Alexander Scriabin was also quite a character. From his photos, we know he rocked a handlebar mustache. (More info on his personal grooming will come later on.) He was a classmate of Sergei Rachmaninoff at the Moscow Conservatory. Scriabin was a brilliant pianist and gave entire concerts playing only his own compositions. His piano compositions include numerous etudes, preludes, nocturnes, mazurkas and 10 virtuoso piano sonatas. Some of my favorite piano pieces by Scriabin are the highly chromatic Five Preludes, Opus 74. This is music in Scriabin’s idiosyncratic late style, wherein the concept of tonality is a faint memory.
I think Scriabin’s music should be more well-known than it is, so here are a few more links to some of his piano works.
Scriabin was a mystic, and over time developed his own philosophic/religious worldview that was very personal, but not terribly coherent. His grandiose unfinished project, Mysterium, was a of synthesis of all the arts. It was intended to be performed in the Himalayan Mountains. The performance would bring about an armageddon ending this world and ushering in the next. (Our Alexander did not have small goals.) Scriabin was also thought to experience synesthesia, whereby stimulus of one sense would cause the afflicted to experience sensations in another. In his case, Scriabin “saw” colors associated with musical tones. He even built a “color organ” in which colored lamps lit in conjunction with musical notes. Alexander was clearly one of the worlds earliest multi-media artists.

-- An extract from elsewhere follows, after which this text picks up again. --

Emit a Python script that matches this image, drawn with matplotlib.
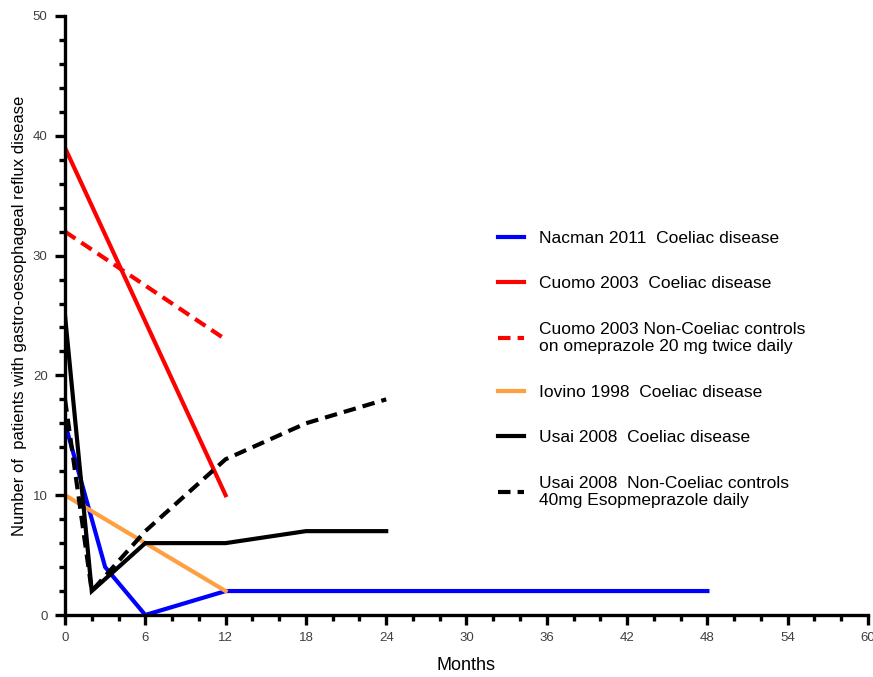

Alas, Scriabin never lived to complete his Mysterium, as he died at the young age of 43. He was at the barber, and received a small cut on his lip while being shaved. This developed into some sort of boil/carbuncle that was infected and festered for months. He eventually died of septicemia from the infection. Penicillin wouldn’t be discovered for another 14 years, and wouldn’t be mass-produced for another 30. To think, if I could go back in time with a handful of Amoxicillin capsules, Scriabin may have survived this bout of infection and finished his Mysterium.
Until I invent that time machine, we will have to make do with the Poem of Ecstasy.
I hope my neighbors like it, because as by college buddy can attest, the Poem of Ecstasy should be played very LOUD. Enjoy!